**Data section**
▬▬▬▬▬▬▬▬▬▬

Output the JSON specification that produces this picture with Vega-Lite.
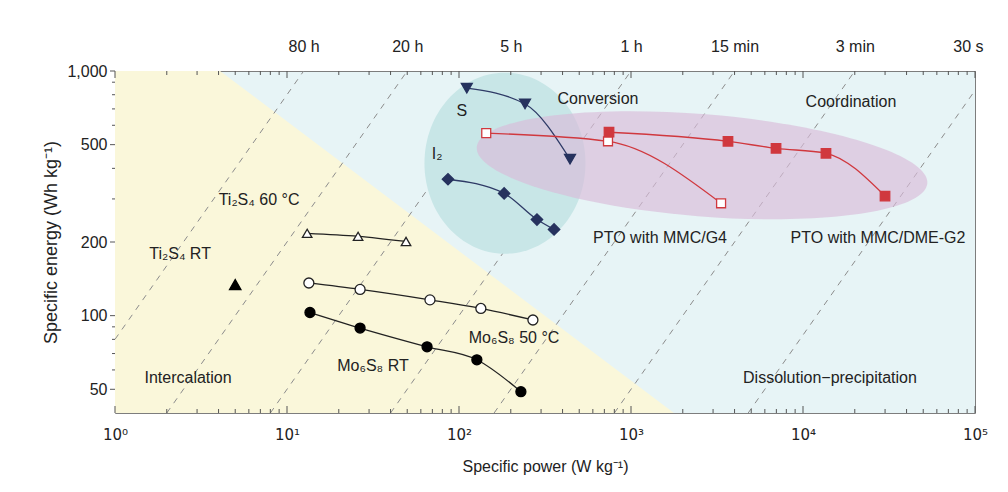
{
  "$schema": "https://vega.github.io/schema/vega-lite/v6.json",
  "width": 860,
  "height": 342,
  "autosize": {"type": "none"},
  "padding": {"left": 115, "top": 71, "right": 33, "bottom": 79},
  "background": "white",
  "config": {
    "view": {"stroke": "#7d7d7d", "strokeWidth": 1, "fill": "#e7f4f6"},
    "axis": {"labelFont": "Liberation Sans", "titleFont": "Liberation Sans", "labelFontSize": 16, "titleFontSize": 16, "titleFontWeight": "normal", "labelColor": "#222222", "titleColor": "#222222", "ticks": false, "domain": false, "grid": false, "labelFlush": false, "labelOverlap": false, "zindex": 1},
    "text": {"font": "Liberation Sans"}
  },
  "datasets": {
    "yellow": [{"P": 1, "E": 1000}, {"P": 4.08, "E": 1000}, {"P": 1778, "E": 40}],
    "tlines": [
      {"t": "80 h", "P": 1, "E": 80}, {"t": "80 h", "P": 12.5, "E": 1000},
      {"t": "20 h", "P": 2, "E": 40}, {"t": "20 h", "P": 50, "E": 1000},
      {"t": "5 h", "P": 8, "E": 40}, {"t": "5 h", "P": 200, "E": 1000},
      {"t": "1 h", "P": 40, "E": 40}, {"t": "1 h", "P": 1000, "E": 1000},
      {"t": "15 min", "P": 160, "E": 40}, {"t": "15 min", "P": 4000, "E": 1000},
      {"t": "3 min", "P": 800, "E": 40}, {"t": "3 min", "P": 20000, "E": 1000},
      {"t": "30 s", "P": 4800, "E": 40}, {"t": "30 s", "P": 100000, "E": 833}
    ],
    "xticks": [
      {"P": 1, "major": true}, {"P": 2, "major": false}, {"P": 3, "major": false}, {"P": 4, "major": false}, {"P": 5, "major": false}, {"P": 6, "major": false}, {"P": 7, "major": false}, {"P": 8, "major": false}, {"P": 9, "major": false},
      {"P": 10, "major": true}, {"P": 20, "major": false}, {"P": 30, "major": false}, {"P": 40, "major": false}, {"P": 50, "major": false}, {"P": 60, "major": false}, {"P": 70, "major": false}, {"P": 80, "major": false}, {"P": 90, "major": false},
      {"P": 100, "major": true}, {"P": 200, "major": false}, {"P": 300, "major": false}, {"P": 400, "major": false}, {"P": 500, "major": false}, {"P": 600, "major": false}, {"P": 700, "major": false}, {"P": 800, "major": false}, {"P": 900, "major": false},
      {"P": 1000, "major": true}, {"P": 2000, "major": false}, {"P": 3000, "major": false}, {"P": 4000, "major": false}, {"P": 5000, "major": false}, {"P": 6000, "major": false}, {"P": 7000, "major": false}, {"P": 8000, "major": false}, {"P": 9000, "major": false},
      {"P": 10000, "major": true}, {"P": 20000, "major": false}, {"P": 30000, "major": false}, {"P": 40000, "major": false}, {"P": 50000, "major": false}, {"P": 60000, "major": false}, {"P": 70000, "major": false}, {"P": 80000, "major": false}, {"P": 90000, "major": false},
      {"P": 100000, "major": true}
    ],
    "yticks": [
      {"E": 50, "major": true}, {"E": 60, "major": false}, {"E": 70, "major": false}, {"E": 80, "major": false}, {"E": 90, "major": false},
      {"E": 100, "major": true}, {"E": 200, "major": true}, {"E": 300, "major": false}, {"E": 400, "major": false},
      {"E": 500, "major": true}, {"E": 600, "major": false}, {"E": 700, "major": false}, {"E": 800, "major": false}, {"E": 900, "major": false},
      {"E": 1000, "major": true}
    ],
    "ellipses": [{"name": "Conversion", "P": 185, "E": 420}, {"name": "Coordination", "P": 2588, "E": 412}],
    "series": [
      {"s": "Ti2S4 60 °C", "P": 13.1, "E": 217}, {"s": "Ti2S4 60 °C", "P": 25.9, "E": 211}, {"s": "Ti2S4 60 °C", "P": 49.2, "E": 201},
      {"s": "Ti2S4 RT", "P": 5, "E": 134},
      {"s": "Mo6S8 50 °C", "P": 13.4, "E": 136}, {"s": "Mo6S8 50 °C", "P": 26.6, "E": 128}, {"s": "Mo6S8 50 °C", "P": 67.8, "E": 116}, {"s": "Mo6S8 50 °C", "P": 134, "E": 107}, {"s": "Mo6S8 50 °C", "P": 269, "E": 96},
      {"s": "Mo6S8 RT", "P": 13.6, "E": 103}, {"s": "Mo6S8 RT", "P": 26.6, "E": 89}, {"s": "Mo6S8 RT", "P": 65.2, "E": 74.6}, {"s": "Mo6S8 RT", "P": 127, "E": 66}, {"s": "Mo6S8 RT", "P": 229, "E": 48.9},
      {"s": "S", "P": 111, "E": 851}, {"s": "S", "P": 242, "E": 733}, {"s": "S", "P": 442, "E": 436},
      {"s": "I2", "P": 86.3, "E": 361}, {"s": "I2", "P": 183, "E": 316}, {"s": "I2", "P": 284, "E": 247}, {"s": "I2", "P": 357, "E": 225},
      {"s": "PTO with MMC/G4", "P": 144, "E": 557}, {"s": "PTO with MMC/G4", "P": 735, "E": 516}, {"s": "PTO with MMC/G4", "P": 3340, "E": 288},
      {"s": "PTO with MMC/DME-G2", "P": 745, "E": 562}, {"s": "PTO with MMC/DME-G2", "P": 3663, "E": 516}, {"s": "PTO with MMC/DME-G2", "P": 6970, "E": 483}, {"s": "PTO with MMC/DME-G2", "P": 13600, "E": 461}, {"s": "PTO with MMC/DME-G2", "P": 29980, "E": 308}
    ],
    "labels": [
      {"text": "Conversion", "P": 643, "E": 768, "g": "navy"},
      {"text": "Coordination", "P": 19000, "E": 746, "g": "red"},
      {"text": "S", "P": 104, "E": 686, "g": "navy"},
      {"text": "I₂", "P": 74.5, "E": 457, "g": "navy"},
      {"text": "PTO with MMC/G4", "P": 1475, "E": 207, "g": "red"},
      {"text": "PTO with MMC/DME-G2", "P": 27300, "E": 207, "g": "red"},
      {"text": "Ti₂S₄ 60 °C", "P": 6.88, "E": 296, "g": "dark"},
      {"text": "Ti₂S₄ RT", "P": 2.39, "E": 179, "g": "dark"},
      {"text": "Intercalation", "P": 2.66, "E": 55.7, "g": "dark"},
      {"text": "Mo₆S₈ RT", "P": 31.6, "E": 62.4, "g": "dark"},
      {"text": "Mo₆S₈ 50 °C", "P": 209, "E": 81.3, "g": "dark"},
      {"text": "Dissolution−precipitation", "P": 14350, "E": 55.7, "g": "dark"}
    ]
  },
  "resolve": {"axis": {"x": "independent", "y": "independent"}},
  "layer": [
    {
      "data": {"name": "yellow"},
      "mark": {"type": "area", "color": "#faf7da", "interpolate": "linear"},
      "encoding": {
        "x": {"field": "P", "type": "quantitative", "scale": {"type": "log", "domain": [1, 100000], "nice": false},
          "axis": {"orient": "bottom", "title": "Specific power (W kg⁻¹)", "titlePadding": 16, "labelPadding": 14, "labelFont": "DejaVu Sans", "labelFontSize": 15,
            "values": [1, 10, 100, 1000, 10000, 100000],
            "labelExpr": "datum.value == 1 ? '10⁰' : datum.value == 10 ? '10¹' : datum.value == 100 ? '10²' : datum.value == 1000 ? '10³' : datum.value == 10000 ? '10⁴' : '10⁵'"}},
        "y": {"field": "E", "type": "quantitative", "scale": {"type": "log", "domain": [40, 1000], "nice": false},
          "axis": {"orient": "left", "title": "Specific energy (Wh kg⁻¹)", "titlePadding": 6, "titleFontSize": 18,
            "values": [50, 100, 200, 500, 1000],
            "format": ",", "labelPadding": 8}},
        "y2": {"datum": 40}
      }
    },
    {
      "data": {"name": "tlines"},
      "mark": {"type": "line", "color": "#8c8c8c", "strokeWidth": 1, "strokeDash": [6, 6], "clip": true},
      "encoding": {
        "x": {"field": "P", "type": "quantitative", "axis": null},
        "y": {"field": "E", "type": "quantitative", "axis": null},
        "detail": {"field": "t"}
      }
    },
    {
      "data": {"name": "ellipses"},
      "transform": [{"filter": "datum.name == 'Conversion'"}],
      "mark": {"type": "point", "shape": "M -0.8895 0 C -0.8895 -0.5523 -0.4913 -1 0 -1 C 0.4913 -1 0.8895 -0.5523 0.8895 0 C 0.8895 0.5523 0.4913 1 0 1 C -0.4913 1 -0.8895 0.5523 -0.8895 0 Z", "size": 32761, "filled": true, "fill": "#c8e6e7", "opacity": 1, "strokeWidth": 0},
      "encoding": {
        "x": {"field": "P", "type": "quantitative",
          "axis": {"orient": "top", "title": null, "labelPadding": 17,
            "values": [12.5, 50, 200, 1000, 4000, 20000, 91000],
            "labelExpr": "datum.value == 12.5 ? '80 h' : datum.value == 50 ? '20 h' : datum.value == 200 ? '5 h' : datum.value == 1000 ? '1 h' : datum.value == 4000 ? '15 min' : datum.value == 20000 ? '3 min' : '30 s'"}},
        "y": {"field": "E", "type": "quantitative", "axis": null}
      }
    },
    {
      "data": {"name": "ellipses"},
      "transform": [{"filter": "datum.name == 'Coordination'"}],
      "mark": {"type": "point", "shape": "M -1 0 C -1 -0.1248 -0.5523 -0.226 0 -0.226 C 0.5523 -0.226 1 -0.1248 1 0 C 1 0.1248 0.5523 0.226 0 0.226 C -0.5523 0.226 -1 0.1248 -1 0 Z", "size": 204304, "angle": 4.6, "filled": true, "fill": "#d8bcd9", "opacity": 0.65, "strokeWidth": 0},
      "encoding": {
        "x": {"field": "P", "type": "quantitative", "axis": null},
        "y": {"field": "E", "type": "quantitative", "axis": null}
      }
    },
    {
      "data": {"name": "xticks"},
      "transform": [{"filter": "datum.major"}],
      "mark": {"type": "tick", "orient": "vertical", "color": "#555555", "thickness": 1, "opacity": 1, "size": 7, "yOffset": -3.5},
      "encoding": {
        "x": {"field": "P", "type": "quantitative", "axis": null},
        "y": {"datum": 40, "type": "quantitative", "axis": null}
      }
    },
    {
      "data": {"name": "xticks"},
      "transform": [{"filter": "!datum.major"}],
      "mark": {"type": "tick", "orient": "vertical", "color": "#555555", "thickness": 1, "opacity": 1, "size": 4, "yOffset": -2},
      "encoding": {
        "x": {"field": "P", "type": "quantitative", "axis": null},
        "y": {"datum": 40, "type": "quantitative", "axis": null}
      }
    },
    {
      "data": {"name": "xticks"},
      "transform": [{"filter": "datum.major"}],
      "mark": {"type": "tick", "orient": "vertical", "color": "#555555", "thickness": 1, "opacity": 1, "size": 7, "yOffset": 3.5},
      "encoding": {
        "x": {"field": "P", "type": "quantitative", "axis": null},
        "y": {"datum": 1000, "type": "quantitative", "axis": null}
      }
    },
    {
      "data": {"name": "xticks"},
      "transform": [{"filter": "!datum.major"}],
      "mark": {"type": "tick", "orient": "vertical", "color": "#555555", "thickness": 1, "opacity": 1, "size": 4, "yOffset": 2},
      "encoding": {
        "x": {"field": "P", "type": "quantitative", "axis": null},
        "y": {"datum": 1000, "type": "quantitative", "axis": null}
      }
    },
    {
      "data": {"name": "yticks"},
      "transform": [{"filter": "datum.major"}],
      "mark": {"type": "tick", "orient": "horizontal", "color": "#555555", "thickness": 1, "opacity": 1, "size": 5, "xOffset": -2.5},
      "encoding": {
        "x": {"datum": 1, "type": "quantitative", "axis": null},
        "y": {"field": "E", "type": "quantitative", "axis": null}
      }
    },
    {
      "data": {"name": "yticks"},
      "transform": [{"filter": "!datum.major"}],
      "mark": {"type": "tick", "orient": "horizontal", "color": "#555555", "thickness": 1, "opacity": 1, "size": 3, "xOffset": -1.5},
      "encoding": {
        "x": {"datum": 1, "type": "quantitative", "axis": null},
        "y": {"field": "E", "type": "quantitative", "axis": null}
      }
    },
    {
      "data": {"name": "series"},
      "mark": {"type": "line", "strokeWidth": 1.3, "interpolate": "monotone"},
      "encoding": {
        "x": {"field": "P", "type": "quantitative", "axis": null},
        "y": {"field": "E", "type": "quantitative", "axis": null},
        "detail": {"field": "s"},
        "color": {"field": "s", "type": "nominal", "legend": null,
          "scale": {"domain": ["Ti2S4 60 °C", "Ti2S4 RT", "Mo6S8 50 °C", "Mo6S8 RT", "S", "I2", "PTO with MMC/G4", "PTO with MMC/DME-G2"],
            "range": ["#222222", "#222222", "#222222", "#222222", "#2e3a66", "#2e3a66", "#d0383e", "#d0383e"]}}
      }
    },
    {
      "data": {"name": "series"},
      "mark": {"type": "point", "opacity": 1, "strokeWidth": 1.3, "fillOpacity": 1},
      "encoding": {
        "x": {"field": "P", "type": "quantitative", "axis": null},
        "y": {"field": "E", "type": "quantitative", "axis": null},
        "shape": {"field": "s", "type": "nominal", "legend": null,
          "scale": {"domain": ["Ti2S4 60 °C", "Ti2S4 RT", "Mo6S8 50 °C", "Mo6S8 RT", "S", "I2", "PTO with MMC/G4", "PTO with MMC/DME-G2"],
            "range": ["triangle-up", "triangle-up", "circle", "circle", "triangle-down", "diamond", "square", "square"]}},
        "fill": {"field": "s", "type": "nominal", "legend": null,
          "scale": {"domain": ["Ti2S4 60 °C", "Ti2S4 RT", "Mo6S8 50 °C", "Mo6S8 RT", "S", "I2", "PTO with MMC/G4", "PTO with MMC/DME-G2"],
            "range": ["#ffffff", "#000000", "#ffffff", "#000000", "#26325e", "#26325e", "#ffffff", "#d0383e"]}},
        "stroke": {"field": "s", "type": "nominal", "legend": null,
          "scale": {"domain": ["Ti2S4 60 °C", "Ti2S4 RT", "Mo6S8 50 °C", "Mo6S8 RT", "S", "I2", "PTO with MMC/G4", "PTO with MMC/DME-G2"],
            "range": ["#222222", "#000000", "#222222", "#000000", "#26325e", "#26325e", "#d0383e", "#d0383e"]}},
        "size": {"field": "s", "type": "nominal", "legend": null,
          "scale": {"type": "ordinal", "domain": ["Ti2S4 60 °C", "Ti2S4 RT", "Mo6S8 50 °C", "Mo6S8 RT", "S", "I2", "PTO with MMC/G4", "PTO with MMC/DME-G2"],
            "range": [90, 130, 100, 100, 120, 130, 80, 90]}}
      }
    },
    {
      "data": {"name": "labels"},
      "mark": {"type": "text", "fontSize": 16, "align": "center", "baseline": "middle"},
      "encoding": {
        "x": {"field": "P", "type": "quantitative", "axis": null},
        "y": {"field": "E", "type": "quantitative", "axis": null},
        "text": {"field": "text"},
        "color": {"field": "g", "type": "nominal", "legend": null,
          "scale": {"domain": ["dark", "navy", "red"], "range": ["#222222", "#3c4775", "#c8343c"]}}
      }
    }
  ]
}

▬▬▬▬▬▬▬▬▬▬

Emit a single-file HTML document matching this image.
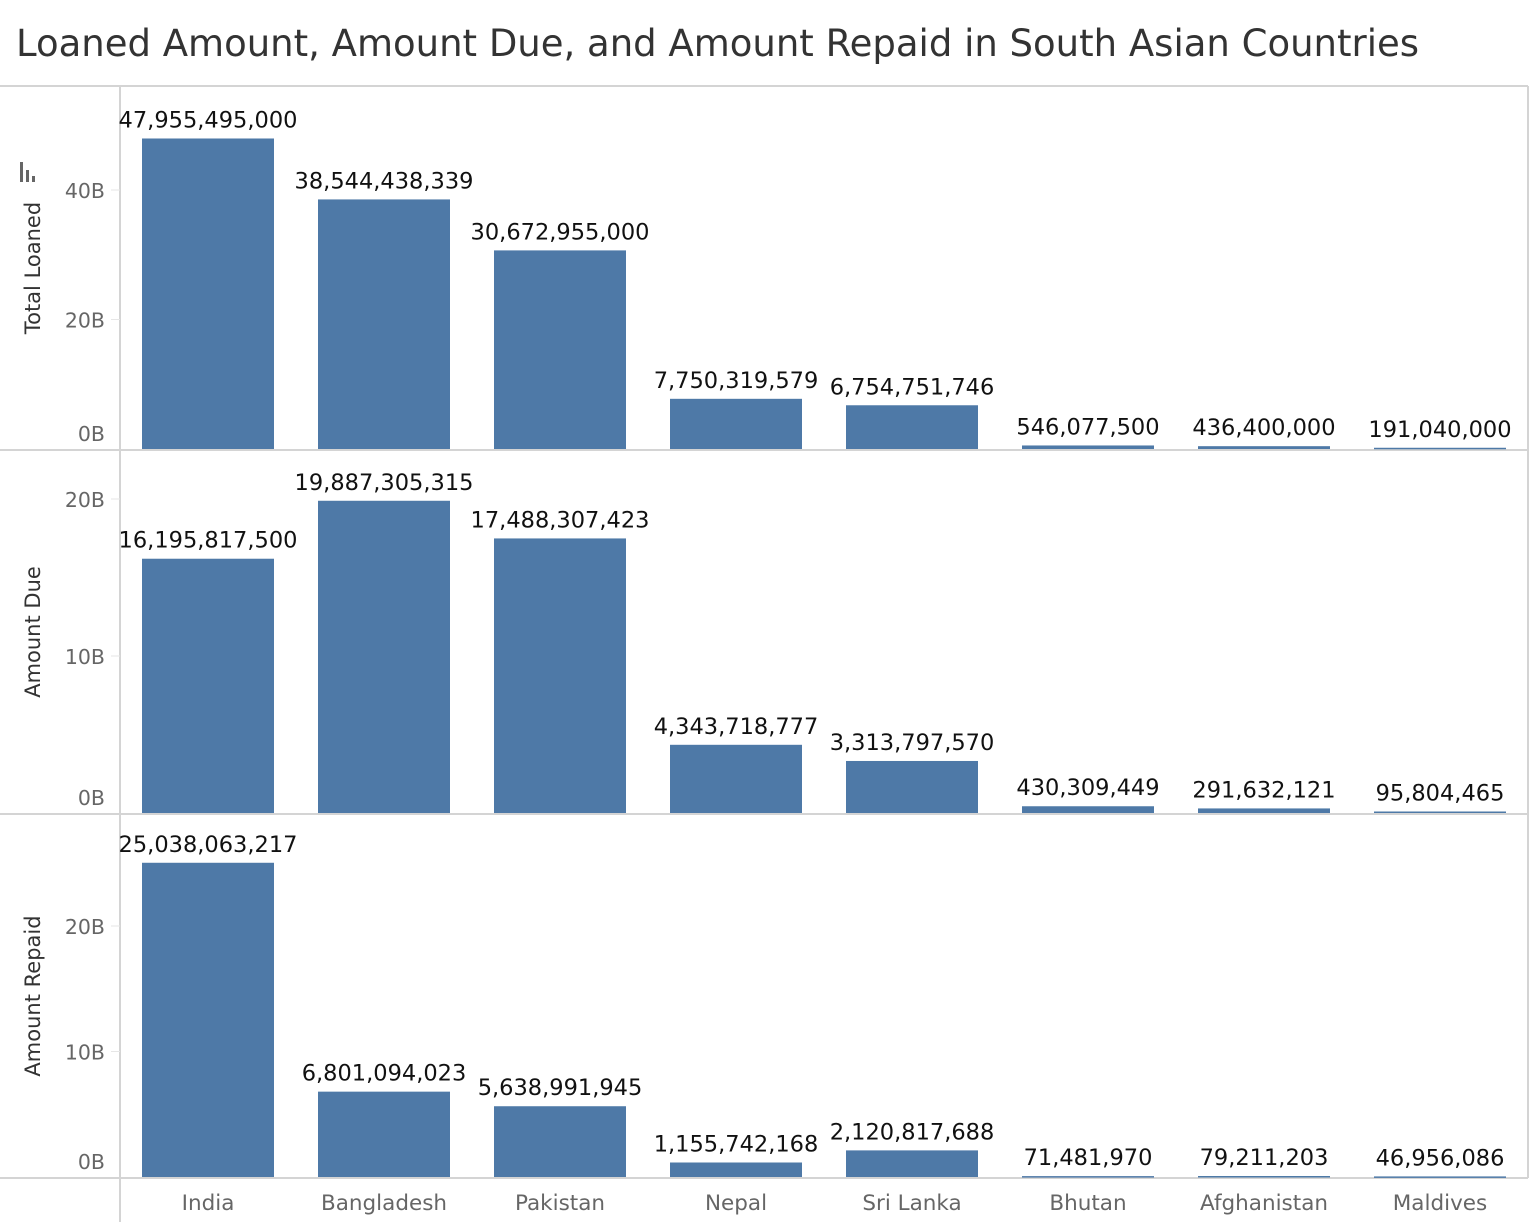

▬▬▬▬▬▬▬▬▬▬

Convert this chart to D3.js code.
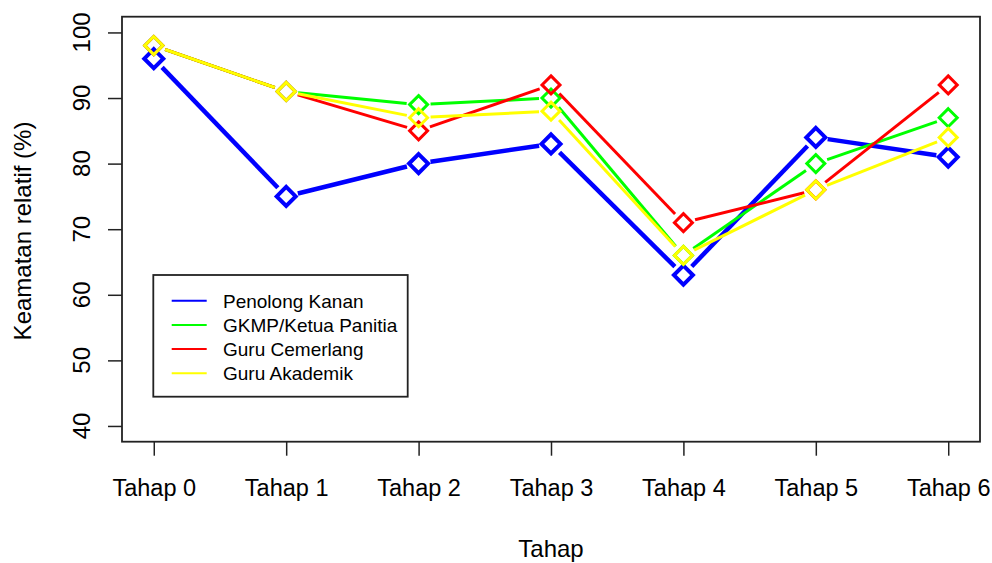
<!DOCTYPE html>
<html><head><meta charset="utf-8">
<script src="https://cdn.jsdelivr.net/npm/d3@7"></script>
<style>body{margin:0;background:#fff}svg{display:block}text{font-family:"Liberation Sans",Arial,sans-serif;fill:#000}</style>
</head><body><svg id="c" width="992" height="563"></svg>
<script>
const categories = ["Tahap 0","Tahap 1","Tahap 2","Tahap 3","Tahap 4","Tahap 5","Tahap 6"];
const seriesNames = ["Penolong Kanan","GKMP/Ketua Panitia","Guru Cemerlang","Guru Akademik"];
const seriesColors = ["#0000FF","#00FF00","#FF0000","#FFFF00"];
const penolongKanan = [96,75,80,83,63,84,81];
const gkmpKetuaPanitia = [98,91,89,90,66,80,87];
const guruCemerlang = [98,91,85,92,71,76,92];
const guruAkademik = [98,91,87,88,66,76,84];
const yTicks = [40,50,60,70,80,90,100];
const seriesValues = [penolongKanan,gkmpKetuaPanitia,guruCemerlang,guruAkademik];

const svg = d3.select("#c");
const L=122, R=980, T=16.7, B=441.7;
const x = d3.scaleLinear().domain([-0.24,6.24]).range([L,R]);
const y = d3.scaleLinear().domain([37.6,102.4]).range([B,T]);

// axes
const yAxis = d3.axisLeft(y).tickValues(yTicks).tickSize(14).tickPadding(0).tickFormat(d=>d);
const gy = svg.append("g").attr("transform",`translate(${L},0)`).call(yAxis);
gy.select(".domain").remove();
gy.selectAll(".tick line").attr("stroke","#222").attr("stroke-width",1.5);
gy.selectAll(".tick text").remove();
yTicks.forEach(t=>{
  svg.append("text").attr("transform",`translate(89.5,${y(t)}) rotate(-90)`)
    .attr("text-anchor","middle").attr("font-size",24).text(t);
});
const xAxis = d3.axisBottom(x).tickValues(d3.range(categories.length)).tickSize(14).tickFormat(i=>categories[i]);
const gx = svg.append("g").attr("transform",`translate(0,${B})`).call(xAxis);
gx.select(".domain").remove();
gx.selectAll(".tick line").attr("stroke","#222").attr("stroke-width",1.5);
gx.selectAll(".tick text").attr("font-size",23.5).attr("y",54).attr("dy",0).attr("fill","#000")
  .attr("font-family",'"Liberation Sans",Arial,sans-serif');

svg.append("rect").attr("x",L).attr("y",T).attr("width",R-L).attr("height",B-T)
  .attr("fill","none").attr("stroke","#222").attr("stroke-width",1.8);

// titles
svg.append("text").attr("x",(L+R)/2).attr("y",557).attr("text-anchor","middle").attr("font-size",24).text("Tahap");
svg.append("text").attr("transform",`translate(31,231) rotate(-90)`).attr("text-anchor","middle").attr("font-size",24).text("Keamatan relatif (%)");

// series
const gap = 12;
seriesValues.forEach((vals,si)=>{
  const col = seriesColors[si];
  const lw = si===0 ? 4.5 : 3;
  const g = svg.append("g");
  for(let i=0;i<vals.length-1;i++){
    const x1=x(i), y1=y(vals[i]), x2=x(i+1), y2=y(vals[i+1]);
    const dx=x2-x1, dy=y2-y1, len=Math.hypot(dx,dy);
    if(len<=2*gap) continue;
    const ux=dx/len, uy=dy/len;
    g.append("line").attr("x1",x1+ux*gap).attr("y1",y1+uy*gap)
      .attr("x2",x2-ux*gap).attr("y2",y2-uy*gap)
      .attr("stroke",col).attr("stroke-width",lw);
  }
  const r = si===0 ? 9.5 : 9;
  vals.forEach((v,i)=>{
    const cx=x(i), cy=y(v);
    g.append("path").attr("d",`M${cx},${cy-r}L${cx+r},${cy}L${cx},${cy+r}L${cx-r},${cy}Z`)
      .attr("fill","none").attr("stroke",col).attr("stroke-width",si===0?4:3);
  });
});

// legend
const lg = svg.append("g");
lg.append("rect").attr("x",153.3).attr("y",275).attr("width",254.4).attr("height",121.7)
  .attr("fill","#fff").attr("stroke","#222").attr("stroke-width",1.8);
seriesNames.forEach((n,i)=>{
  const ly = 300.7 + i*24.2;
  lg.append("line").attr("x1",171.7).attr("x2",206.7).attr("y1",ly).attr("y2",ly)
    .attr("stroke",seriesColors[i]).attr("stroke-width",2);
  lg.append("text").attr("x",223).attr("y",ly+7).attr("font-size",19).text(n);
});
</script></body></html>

▬▬▬▬▬▬▬▬▬▬

**Aim**
Both the line containing "Convert this chart to D3.js code." and the line containing "const y = d3.scaleLinear().domain([37.6,102.4]).range([B,T]);" belong in the copy, along with every line between them. Reproduce that stretch exactly, without the pictures.

**Written response**
Convert this chart to D3.js code.
<!DOCTYPE html>
<html><head><meta charset="utf-8">
<script src="https://cdn.jsdelivr.net/npm/d3@7"></script>
<style>body{margin:0;background:#fff}svg{display:block}text{font-family:"Liberation Sans",Arial,sans-serif;fill:#000}</style>
</head><body><svg id="c" width="992" height="563"></svg>
<script>
const categories = ["Tahap 0","Tahap 1","Tahap 2","Tahap 3","Tahap 4","Tahap 5","Tahap 6"];
const seriesNames = ["Penolong Kanan","GKMP/Ketua Panitia","Guru Cemerlang","Guru Akademik"];
const seriesColors = ["#0000FF","#00FF00","#FF0000","#FFFF00"];
const penolongKanan = [96,75,80,83,63,84,81];
const gkmpKetuaPanitia = [98,91,89,90,66,80,87];
const guruCemerlang = [98,91,85,92,71,76,92];
const guruAkademik = [98,91,87,88,66,76,84];
const yTicks = [40,50,60,70,80,90,100];
const seriesValues = [penolongKanan,gkmpKetuaPanitia,guruCemerlang,guruAkademik];

const svg = d3.select("#c");
const L=122, R=980, T=16.7, B=441.7;
const x = d3.scaleLinear().domain([-0.24,6.24]).range([L,R]);
const y = d3.scaleLinear().domain([37.6,102.4]).range([B,T]);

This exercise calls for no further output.